Exercise » In the material below, list every line carrying the string "that".

....

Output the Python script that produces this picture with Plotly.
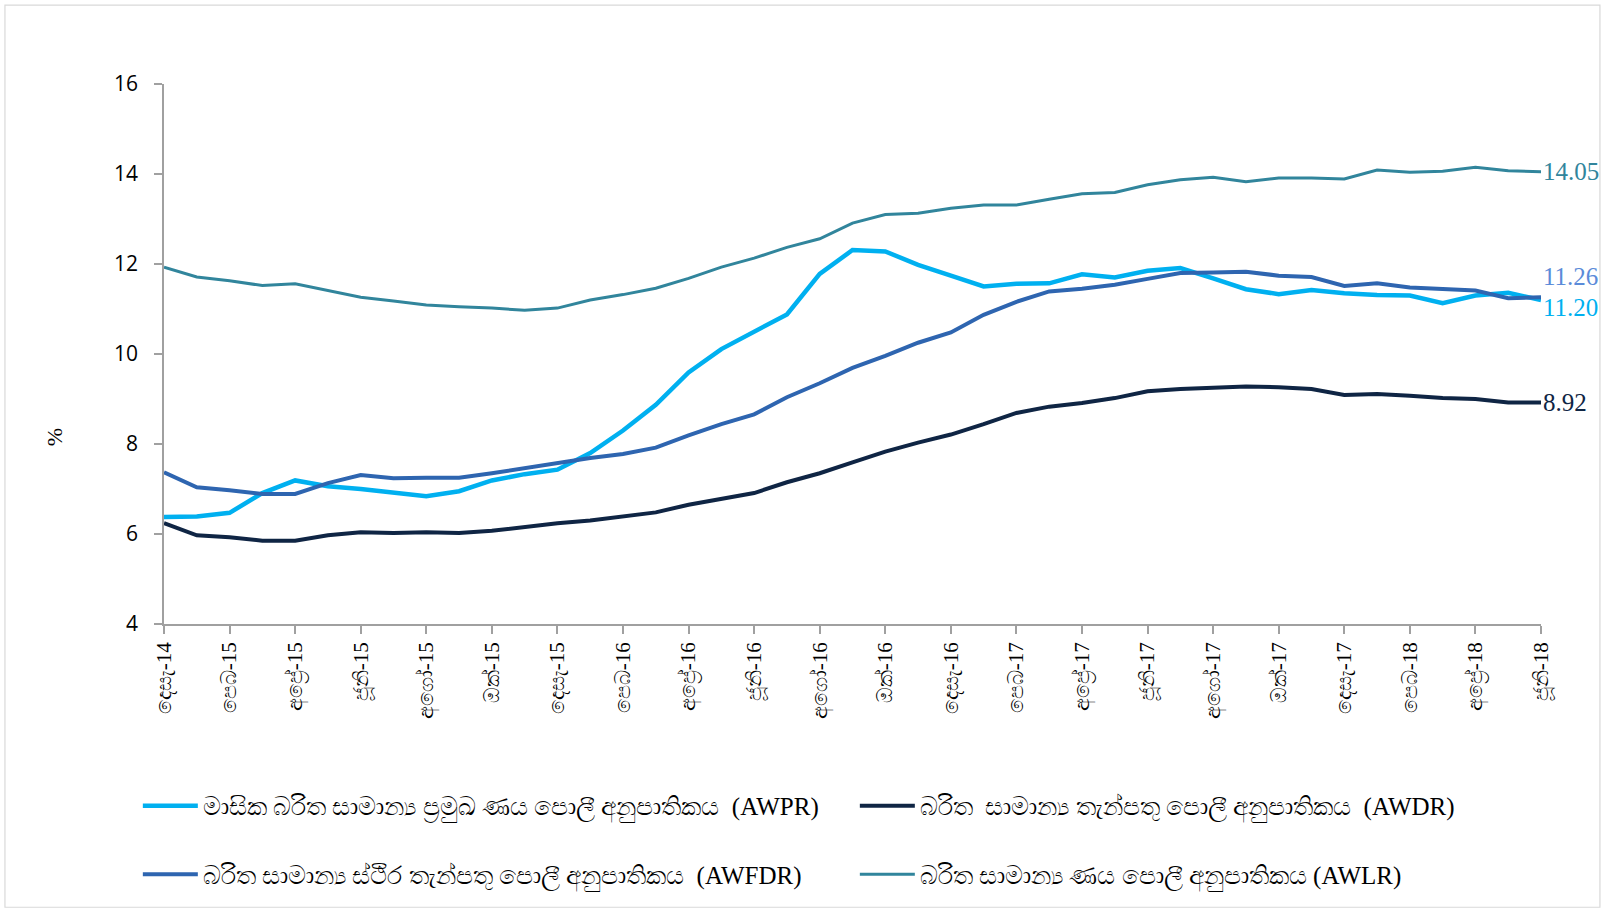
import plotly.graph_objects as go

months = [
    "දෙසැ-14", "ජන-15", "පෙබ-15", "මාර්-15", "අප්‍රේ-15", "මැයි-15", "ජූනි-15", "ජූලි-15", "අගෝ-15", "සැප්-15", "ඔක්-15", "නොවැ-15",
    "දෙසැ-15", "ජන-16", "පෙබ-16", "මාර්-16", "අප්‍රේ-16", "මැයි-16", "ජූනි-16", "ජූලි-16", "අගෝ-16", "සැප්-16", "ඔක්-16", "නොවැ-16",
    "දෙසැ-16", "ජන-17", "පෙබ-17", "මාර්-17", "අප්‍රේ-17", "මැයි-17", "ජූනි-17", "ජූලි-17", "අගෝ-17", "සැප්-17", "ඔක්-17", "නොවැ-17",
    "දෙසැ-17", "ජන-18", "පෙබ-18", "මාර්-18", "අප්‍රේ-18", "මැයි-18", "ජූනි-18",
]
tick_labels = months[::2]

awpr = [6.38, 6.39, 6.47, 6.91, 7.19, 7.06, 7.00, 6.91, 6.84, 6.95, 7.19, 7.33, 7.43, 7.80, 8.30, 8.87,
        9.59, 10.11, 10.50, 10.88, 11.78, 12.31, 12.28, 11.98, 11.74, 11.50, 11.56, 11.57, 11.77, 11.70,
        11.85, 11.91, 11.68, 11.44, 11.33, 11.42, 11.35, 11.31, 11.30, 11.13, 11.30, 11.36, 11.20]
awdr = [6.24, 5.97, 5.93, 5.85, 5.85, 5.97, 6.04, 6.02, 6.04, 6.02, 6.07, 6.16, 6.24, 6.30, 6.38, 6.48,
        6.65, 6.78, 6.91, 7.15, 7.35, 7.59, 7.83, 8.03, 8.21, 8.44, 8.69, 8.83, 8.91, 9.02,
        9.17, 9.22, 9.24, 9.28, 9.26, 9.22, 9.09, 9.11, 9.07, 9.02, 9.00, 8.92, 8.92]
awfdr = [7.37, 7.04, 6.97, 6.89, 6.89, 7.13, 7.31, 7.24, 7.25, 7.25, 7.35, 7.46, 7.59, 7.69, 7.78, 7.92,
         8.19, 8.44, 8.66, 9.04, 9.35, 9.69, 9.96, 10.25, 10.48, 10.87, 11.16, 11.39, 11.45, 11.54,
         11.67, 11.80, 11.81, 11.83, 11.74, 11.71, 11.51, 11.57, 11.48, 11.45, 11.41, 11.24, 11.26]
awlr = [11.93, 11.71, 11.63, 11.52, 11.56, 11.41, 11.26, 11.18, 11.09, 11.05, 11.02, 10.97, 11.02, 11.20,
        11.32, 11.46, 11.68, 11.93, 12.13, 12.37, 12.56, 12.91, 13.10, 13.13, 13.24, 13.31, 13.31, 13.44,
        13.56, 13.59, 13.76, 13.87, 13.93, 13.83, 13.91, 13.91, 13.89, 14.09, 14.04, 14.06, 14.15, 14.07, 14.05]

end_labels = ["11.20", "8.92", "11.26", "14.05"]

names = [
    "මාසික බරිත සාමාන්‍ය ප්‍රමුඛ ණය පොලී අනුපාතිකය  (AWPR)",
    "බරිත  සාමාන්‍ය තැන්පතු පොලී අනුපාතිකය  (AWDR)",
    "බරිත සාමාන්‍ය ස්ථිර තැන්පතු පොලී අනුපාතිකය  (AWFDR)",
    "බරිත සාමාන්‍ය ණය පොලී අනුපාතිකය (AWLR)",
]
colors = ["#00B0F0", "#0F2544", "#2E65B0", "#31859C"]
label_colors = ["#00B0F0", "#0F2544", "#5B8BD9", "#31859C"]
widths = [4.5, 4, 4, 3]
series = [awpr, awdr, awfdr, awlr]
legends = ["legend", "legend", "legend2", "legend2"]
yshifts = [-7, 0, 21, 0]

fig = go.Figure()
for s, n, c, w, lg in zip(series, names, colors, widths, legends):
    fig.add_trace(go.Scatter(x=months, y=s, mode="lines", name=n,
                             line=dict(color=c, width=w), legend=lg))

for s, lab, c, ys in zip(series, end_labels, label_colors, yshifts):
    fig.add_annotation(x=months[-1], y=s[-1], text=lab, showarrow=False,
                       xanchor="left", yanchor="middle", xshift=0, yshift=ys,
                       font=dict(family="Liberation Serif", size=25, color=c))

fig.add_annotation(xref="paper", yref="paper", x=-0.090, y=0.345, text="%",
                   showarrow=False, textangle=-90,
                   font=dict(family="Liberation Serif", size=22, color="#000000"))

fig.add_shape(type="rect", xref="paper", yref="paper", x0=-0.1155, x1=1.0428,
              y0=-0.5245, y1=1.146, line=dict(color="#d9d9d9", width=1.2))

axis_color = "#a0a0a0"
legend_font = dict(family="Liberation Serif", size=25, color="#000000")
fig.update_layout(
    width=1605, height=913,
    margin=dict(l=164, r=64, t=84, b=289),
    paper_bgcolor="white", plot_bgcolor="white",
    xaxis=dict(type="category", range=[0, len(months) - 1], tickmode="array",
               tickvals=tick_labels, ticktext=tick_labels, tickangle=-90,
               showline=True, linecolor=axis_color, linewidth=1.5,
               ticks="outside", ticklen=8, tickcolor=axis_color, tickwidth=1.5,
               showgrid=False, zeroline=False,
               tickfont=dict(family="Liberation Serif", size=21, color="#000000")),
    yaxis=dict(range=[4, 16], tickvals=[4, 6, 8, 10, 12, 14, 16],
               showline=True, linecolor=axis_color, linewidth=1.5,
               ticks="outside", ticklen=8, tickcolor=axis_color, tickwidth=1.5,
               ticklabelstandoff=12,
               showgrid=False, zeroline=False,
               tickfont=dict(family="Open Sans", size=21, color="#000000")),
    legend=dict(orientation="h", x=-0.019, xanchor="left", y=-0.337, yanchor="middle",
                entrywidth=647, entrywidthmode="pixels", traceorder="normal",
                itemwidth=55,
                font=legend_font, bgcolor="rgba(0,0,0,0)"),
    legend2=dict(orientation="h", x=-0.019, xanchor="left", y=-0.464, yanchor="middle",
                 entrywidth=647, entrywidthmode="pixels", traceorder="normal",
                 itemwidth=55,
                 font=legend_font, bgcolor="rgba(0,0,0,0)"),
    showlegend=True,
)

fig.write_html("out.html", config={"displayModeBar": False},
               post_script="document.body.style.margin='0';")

....

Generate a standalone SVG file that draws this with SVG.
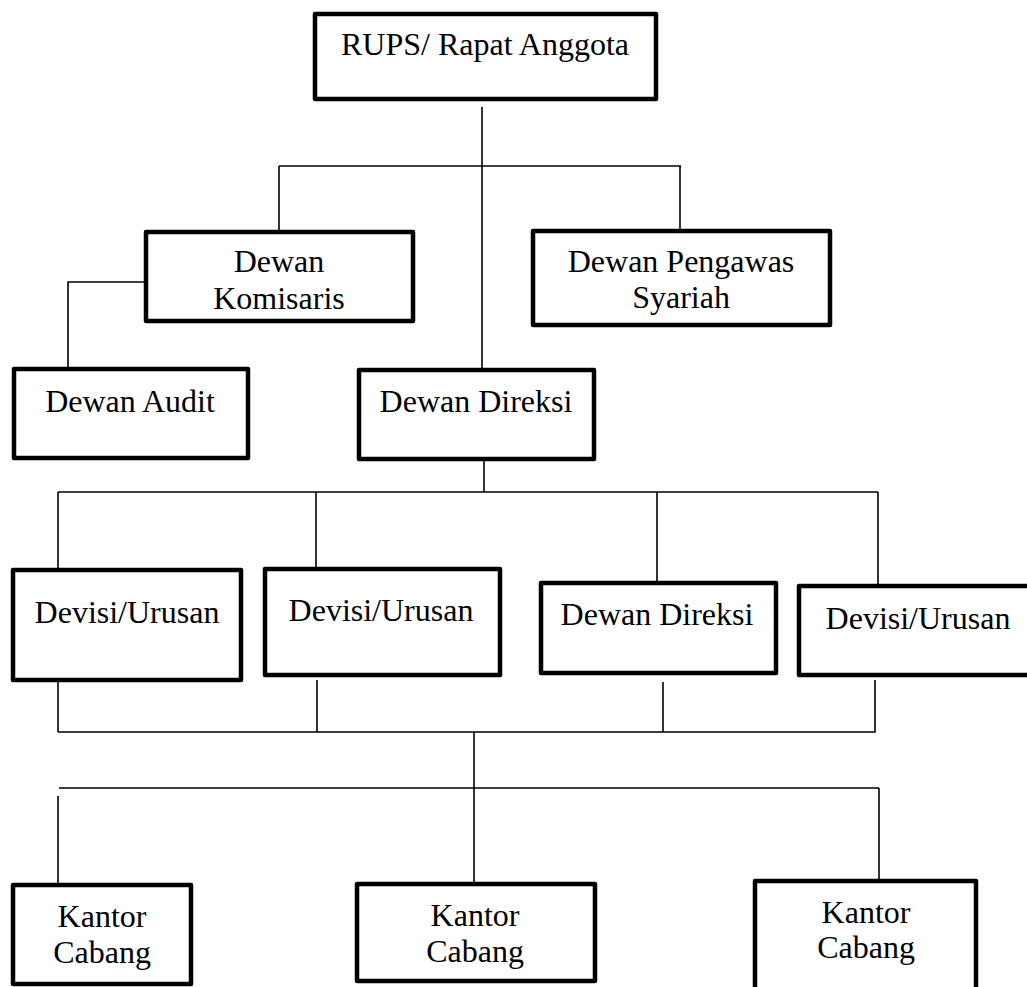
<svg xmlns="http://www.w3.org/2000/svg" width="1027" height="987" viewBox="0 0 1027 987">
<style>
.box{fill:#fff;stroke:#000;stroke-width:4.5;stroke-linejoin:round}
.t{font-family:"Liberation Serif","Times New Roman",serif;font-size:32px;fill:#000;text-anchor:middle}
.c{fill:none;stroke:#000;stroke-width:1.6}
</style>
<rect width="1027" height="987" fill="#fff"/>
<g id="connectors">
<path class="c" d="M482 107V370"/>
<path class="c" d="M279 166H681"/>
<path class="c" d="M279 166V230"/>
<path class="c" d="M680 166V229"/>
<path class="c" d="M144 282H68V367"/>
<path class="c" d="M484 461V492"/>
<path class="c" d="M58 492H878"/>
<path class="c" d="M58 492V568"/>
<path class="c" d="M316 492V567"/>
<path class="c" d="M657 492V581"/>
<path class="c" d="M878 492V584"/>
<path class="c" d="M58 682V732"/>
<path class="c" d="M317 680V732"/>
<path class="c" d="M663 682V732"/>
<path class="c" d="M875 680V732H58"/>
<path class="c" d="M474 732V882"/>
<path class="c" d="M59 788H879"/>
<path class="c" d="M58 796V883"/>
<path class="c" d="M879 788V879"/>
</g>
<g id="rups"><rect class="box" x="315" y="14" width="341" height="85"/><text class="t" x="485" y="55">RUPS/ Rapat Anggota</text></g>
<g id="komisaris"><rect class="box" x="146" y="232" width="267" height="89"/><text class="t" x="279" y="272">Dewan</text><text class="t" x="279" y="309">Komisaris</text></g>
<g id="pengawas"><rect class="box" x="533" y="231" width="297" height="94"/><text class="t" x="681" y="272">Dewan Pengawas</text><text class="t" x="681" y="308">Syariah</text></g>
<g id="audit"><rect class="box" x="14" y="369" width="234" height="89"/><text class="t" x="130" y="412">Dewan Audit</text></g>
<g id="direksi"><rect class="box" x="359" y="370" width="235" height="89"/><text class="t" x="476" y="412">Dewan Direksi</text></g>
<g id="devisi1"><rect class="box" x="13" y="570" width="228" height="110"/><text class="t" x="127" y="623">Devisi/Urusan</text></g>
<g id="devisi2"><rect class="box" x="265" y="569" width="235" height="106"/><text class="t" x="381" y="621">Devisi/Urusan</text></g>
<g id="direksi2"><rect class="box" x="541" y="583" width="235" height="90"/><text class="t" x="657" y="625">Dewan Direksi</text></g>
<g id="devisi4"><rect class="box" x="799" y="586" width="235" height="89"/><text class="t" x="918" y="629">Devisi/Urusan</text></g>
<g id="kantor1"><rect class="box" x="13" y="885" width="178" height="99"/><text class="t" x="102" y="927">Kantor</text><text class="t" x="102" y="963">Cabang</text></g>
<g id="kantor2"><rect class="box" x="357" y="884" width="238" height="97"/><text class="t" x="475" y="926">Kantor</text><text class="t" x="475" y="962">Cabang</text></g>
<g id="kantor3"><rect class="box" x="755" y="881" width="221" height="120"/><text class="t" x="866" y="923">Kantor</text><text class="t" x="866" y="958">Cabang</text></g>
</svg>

....

The response »
Output the Python script that produces this picture with Plotly.
Generate a standalone SVG file that draws this with SVG.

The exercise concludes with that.